(1) If the
declarant, an association, or a party unit owner demands an
arbitration by filing such demand with the court not less than
thirty and not more than ninety days after filing or service of
the complaint, whichever is later, the parties shall participate
in a private arbitration hearing. The declarant, the
association, and the party unit owner do not have the right to
compel arbitration without giving timely notice in compliance
with this subsection. Unless otherwise agreed by the parties,
the arbitration hearing shall commence no more than fourteen
months from the later of the filing or service of the complaint.
(2) Unless otherwise agreed by the parties, claims that in
aggregate are for less than one million dollars shall be heard by
a single arbitrator and all other claims shall be heard by three
arbitrators. As used in this chapter, arbitrator also means
arbitrators where applicable.
(3) Unless otherwise agreed by the parties, the court shall
appoint the arbitrator, who shall be a current or former attorney
with experience as an attorney, judge, arbitrator, or mediator in
construction defect disputes involving the application of
Washington law.
(4) Upon conclusion of the arbitration hearing, the
arbitrator shall file the decision and award with the clerk of
the superior court, together with proof of service thereof on the
parties. Within twenty days after the filing of the decision and
award, any aggrieved party may file with the clerk a written
notice of appeal and demand for a trial de novo in the superior
court on all claims between the appealing party and an adverse
party. As used in this section, "adverse party" means the party
who either directly asserted or defended claims against the
appealing party. The demand shall identify the adverse party or
parties and all claims between those parties shall be included in
the trial de novo. The right to a trial de novo includes the
right to a jury, if demanded. The court shall give priority to
the trial date for the trial de novo.
(5) If the judgment for damages, not including awards of
fees and costs, in the trial de novo is not more favorable to the
appealing party than the damages awarded by the arbitrator, not
including awards of fees and costs, the appealing party shall pay
the nonappealing adverse party's costs and fees incurred after
the filing of the appeal, including reasonable attorneys' fees so
incurred.
(6) If the judgment for damages, not including awards of
fees and costs, in the trial de novo is more favorable to the
appealing party than the damages awarded by the arbitrator, not
including awards of fees and costs, then the court may award
costs and fees, including reasonable attorneys' fees, incurred
after the filing of the request for trial de novo in accordance
with applicable law; provided if such a judgment is not more
favorable to the appealing party than the most recent offer of
judgment, if any, made pursuant to RCW 64.55.160, the court shall
not make an award of fees and costs to the appealing party.
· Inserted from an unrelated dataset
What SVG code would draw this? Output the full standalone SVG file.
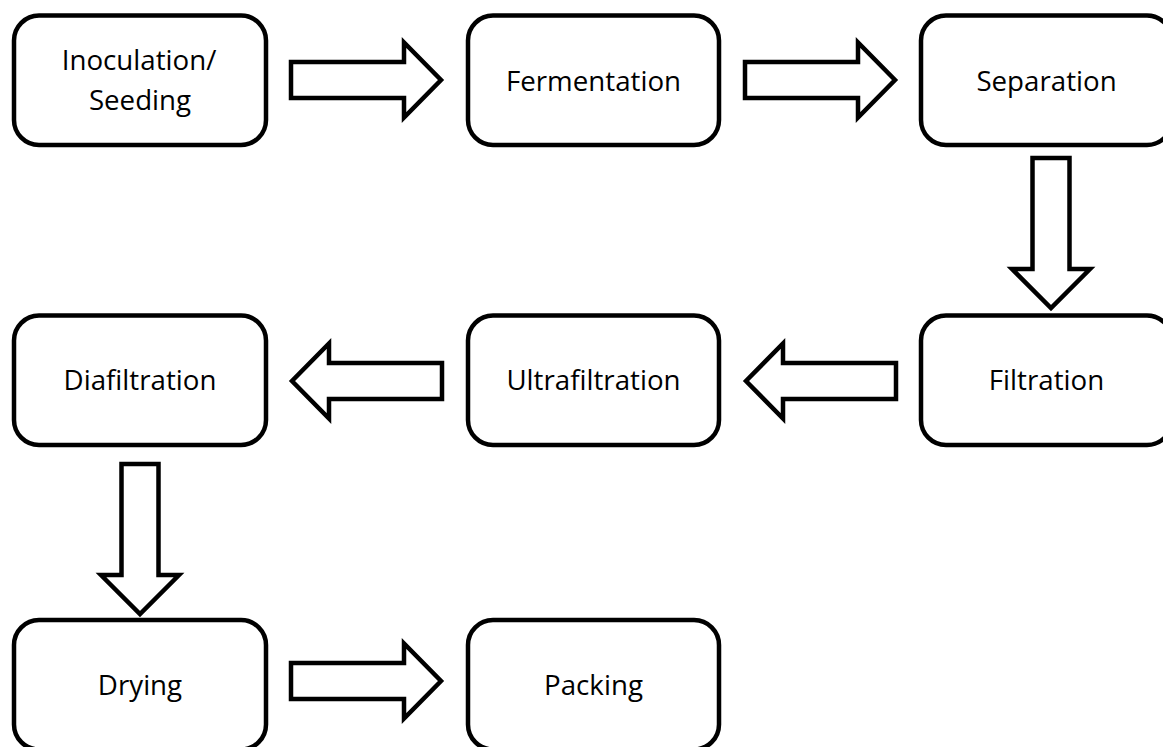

(7) If a party is entitled to an award with respect to the
same fees and costs pursuant to this section and RCW 64.55.160,
then the party shall only receive an award of fees and costs as
provided in and limited by RCW 64.55.160. Any award of fees and
costs pursuant to subsections (5) or (6) of this section is
subject to review in the event of any appeal thereof otherwise
permitted by applicable law or court rule.